Görev kuralları kamu düzenine ilişkin olduğundan, görev konusunda taraflar için bir müktesep hak doğmayacağı; bu nedenle, yeni bir yasayla kabul edilen görev kurallarının, geçmişe de etkili olacağı, bilinen bir genel hukuk ilkesidir.

            Davanın açıldığı andaki kurallara göre görevli olan mahkeme, yeni bir yasa ile görevsiz hale gelmiş ise, (davanın açıldığı anda görevli olan ve fakat yeni yasaya göre görevsiz hale gelen) mahkemenin görevsizlik kararı vermesi gerekeceği; ancak, yeni yasadaki görev kuralının, değişikliğin yürürlüğe girmesinden sonra açılacak davalarda uygulanacağına dair intikal hükümlerinin varlığı halinde, mahkemece görevsizlik kararı verilemeyeceği açıktır.

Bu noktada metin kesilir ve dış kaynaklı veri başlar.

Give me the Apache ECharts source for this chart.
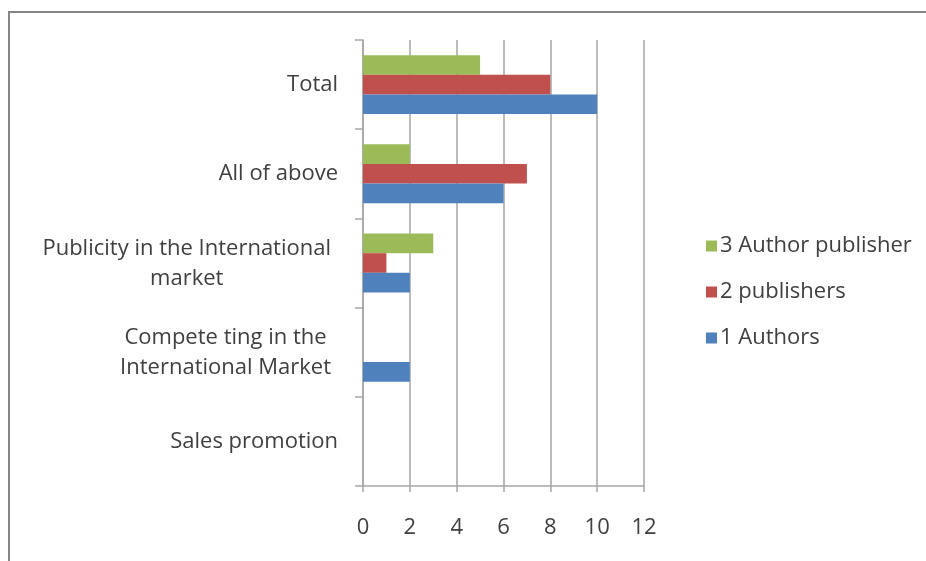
<!DOCTYPE html>
<html>
<head>
<meta charset="utf-8">
<script src="https://cdn.jsdelivr.net/npm/echarts@6/dist/echarts.min.js"></script>
<style>
  html, body { margin: 0; padding: 0; background: #ffffff; }
  #chart { width: 926px; height: 561px; }
</style>
</head>
<body>
<div id="chart"></div>
<script>
// Categories listed bottom to top along the vertical axis
var categories = [
  'Sales promotion',
  'Compete ting in the\nInternational Market',
  'Publicity in the International\nmarket',
  'All of above',
  'Total'
];
var authors = [0, 2, 2, 6, 10];
var publishers = [0, 0, 1, 7, 8];
var authorPublisher = [0, 0, 3, 2, 5];
var xTicks = { min: 0, max: 12, interval: 2 };

var FONT = '"Open Sans", "Noto Sans", sans-serif';
var FONT_SIZE = 22;
var TEXT_COLOR = '#404040';
var GRID_COLOR = '#a6a6a6';

var chart = echarts.init(document.getElementById('chart'), null, { renderer: 'canvas' });

chart.setOption({
  backgroundColor: '#ffffff',
  animation: false,
  graphic: [{
    type: 'rect',
    shape: { x: 9, y: 12, width: 1000, height: 700 },
    style: { fill: 'none', stroke: '#858585', lineWidth: 2 },
    silent: true
  }],
  grid: { left: 363, top: 40, right: 282, bottom: 75, containLabel: false },
  legend: {
    orient: 'vertical',
    left: 701,
    top: 230,
    itemWidth: 11,
    itemHeight: 11,
    itemGap: 24,
    icon: 'rect',
    data: ['3 Author publisher', '2 publishers', '1 Authors'],
    textStyle: { fontFamily: FONT, fontSize: FONT_SIZE, lineHeight: 20, color: TEXT_COLOR, padding: [0, 0, 0, -2] }
  },
  xAxis: {
    type: 'value',
    min: xTicks.min,
    max: xTicks.max,
    interval: xTicks.interval,
    axisLine: { show: true, lineStyle: { color: GRID_COLOR, width: 1.5 } },
    axisTick: { show: true, length: 6, lineStyle: { color: GRID_COLOR, width: 1.5 } },
    splitLine: { show: true, lineStyle: { color: GRID_COLOR, width: 1.5 } },
    axisLabel: { margin: 31, fontFamily: FONT, fontSize: FONT_SIZE, color: TEXT_COLOR }
  },
  yAxis: {
    type: 'category',
    data: categories,
    axisLine: { show: true, lineStyle: { color: GRID_COLOR, width: 1.5 } },
    axisTick: { show: true, length: 8, lineStyle: { color: GRID_COLOR, width: 1.5 } },
    axisLabel: {
      margin: 25,
      fontFamily: FONT,
      fontSize: FONT_SIZE,
      color: TEXT_COLOR,
      align: 'right',
      lineHeight: 30,
      formatter: function (v) {
        var lines = v.split('\n');
        // wrapped labels: lines centred within the block, block pulled in a little
        var key = lines.length > 1 ? 'm' : 'c';
        return lines.map(function (l) { return '{' + key + '|' + l + '}'; }).join('\n');
      },
      rich: {
        c: { align: 'center', fontFamily: FONT, fontSize: FONT_SIZE, color: TEXT_COLOR, lineHeight: 30 },
        m: { align: 'center', fontFamily: FONT, fontSize: FONT_SIZE, color: TEXT_COLOR, lineHeight: 30, padding: [2, 7, 0, 0] }
      }
    }
  },
  series: [
    {
      name: '3 Author publisher', type: 'bar', data: authorPublisher,
      itemStyle: { color: '#9bbb59' }, barGap: '0%', barCategoryGap: '34%'
    },
    {
      name: '2 publishers', type: 'bar', data: publishers,
      itemStyle: { color: '#c0504d' }, barGap: '0%', barCategoryGap: '34%'
    },
    {
      name: '1 Authors', type: 'bar', data: authors,
      itemStyle: { color: '#4f81bd' }, barGap: '0%', barCategoryGap: '34%'
    }
  ]
});
</script>
</body>
</html>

Diğer taraftan, dava görevsiz mahkemede açılmış, bu sırada yapılan bir kanun değişikliği ile görevsiz mahkeme o dava için görevli hale gelmiş ise, mahkeme, artık görevsizlik kararı veremeyip (yeni kanuna göre görevli hale geldiği için) davaya bakmaya devam etmesi gerekir.

            İncelenen uyuşmazlıkta, öngörülen idari para cezasının 5326 sayılı Kanun’un 16. maddesinde belirtilen idari yaptırım türlerinden biri olduğu, 4857 sayılı Kanun’da da idari para cezasına itiraz konusunda görevli mahkemenin gösterilmediği anlaşılmıştır.  Bu durumda, Kabahatler Kanunu’nun 3. maddesinde belirtildiği üzere, idari yaptırım kararlarına karşı kanun yoluna ilişkin hükümlerinin, diğer kanunlarda aksine hüküm bulunmaması halinde uygulanacak olması nedeniyle, görevli mahkemenin belirlenmesinde 5326 sayılı Yasa hükümleri dikkate alınacağından, idari para cezasına karşı açılan davanın görüm ve çözümünde, anılan Kanunun 27. maddesinin (1) numaralı bendi uyarınca adli yargı yerinin görevli olduğu sonucuna varılmıştır.

Açıklanan nedenlerle, İdare Mahkemesince yapılan başvurunun kabulü ile Sulh Ceza Mahkemesince verilen görevsizlik kararının kaldırılması gerekmiştir. 

SONUÇ : Davanın çözümünde ADLİ YARGININ görevli olduğuna, bu nedenle Ankara 15. İdare Mahkemesi’nce yapılan BAŞVURUNUN KABULÜ ile Ankara 4. Sulh Ceza Mahkemesi’nin 5.2.2007 gün ve Müt:2007/138 sayılı GÖREVSİZLİK KARARININ KALDIRILMASINA, 22.12.2008 gününde OYBİRLİĞİ İLE KESİN OLARAK karar verildi.